» **EXERCISE GOAL**
Gather every line from the entries below that includes "this".

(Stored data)
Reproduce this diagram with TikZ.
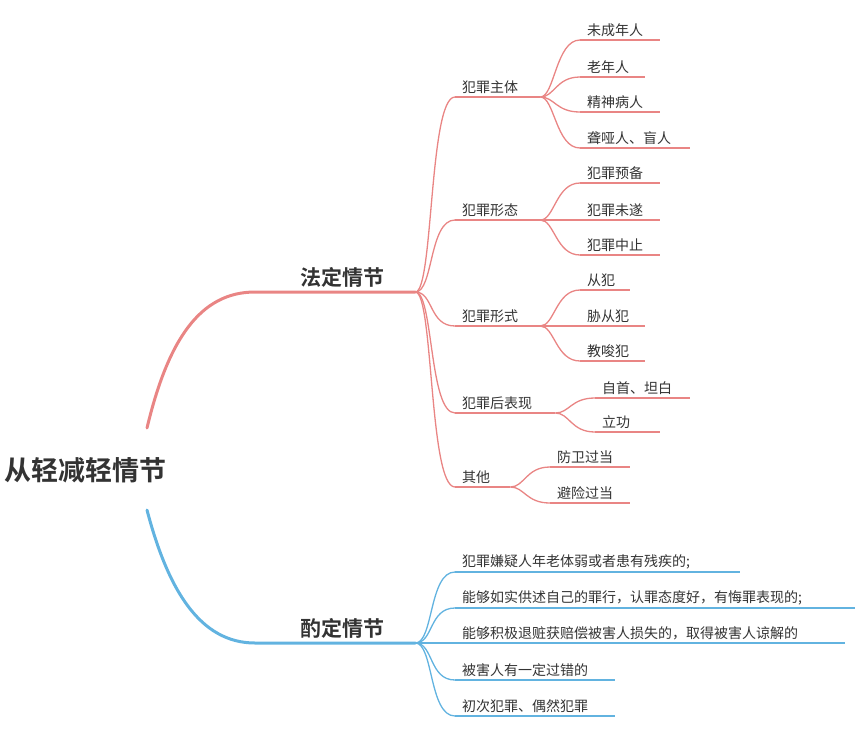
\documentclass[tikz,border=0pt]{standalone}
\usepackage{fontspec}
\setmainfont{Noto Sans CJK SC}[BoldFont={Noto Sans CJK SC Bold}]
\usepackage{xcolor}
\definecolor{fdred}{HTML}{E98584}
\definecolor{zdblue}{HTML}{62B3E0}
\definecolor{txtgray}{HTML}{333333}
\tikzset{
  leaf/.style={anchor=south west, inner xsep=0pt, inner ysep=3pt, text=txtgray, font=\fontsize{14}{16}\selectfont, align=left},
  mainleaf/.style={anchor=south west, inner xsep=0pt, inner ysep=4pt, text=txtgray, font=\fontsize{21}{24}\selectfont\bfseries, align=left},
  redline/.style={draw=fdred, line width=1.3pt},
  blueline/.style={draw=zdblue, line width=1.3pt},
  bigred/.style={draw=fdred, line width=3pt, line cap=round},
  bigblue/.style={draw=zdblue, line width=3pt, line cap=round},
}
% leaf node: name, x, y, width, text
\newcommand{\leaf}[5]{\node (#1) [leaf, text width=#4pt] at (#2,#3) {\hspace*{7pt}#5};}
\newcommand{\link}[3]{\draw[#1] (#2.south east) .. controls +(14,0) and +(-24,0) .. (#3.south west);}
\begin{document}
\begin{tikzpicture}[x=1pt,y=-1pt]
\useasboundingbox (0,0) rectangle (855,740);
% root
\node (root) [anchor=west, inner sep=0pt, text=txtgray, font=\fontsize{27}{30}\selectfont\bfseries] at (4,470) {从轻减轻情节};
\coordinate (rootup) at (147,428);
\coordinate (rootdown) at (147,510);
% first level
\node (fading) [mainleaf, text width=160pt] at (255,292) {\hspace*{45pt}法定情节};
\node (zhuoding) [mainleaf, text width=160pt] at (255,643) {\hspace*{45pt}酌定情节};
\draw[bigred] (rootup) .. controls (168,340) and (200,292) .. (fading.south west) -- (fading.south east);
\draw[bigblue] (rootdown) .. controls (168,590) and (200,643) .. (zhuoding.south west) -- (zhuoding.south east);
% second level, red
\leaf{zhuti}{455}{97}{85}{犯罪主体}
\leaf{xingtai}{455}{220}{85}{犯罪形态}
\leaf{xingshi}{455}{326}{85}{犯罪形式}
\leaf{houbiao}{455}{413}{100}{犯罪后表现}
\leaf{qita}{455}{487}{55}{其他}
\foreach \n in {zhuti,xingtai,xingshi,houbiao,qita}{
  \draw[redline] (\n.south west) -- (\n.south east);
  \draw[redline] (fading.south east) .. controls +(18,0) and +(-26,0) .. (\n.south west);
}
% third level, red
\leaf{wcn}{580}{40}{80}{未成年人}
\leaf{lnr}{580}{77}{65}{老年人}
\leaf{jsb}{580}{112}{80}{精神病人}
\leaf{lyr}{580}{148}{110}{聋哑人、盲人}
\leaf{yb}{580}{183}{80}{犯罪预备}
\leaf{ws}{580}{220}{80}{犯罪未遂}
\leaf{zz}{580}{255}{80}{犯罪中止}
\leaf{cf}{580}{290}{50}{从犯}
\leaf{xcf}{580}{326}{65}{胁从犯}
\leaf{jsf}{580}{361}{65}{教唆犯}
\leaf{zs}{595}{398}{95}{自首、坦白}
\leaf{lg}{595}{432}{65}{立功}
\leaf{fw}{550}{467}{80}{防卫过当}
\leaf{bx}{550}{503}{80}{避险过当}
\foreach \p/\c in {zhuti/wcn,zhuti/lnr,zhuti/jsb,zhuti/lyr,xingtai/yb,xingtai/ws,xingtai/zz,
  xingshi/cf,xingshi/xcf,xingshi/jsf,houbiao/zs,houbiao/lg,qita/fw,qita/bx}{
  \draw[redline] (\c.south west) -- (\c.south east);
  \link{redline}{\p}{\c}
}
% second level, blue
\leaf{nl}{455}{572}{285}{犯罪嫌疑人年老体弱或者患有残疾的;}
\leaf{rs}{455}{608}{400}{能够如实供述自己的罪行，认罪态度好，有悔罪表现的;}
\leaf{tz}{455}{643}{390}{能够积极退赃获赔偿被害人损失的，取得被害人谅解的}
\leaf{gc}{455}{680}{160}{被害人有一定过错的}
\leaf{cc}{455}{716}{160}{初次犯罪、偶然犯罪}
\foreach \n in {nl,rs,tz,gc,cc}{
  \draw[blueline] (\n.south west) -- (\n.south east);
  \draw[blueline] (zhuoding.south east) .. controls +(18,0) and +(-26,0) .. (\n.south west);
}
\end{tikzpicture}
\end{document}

---

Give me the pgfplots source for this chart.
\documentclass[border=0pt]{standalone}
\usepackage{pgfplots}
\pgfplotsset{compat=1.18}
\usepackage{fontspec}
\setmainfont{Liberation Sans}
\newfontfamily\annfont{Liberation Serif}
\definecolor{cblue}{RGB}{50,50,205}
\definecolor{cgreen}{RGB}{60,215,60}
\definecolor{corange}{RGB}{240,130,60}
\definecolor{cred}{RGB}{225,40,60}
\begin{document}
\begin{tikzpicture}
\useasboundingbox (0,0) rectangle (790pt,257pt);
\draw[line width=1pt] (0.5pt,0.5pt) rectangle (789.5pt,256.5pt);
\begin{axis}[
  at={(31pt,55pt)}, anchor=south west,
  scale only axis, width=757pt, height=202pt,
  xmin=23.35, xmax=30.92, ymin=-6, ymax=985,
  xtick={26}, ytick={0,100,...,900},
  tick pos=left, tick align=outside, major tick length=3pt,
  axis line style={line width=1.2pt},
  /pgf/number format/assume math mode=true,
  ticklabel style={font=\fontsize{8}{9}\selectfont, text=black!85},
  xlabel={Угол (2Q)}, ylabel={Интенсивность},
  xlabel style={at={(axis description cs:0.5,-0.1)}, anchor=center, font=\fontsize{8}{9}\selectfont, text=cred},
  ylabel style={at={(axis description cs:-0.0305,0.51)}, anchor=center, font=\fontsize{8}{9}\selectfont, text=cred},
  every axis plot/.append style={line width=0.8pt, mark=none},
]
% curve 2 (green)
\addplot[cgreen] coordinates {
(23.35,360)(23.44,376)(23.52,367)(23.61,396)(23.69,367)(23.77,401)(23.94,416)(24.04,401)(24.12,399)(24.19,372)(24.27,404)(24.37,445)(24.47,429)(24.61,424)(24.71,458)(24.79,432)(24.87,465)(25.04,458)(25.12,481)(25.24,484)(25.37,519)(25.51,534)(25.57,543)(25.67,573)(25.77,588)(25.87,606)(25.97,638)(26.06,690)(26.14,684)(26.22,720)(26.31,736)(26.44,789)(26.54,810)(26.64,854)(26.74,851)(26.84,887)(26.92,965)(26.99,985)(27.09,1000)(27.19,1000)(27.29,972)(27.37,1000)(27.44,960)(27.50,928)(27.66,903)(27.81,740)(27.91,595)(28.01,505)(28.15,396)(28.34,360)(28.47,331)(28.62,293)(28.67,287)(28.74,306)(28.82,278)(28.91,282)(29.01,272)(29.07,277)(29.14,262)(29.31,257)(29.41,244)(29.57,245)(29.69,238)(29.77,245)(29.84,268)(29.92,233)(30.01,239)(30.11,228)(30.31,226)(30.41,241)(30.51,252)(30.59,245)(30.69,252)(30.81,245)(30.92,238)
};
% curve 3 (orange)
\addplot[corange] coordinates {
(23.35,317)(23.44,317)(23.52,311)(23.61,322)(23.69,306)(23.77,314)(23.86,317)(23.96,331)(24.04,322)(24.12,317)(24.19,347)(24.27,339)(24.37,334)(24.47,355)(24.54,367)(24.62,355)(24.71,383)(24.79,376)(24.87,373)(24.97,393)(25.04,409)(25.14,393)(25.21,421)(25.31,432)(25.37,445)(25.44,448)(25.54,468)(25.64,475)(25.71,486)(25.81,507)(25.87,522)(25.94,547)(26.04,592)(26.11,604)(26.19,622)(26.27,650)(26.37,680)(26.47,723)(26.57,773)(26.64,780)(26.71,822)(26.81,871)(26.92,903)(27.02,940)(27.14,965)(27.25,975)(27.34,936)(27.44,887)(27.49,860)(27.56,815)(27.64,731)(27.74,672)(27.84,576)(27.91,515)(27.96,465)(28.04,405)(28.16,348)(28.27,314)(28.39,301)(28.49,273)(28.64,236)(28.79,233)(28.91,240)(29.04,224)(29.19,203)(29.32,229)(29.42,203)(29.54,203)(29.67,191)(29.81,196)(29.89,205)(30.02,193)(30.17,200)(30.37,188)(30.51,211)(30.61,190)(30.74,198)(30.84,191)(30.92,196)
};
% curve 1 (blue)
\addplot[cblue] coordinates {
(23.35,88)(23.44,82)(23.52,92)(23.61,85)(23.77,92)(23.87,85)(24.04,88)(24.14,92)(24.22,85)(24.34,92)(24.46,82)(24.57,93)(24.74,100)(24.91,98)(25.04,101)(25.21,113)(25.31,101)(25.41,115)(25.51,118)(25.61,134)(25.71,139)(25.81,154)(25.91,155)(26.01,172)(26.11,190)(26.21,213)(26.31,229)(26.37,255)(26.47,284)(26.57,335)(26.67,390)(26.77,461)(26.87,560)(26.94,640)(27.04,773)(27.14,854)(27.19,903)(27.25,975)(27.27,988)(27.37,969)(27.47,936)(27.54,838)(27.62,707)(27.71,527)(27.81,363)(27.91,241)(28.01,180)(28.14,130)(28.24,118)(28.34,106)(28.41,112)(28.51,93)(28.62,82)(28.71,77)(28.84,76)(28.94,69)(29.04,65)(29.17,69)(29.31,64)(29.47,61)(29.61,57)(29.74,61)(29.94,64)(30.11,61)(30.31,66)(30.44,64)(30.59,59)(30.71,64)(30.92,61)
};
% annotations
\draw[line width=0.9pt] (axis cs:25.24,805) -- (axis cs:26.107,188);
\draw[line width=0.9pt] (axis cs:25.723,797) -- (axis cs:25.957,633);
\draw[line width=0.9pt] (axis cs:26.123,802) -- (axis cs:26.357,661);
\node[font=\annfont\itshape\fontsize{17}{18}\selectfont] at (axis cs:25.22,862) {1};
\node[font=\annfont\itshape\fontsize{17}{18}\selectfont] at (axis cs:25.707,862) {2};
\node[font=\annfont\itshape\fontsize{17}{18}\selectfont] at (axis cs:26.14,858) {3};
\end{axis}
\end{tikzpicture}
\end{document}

» **FINISHED ANSWER**
Reproduce this diagram with TikZ.
Give me the pgfplots source for this chart.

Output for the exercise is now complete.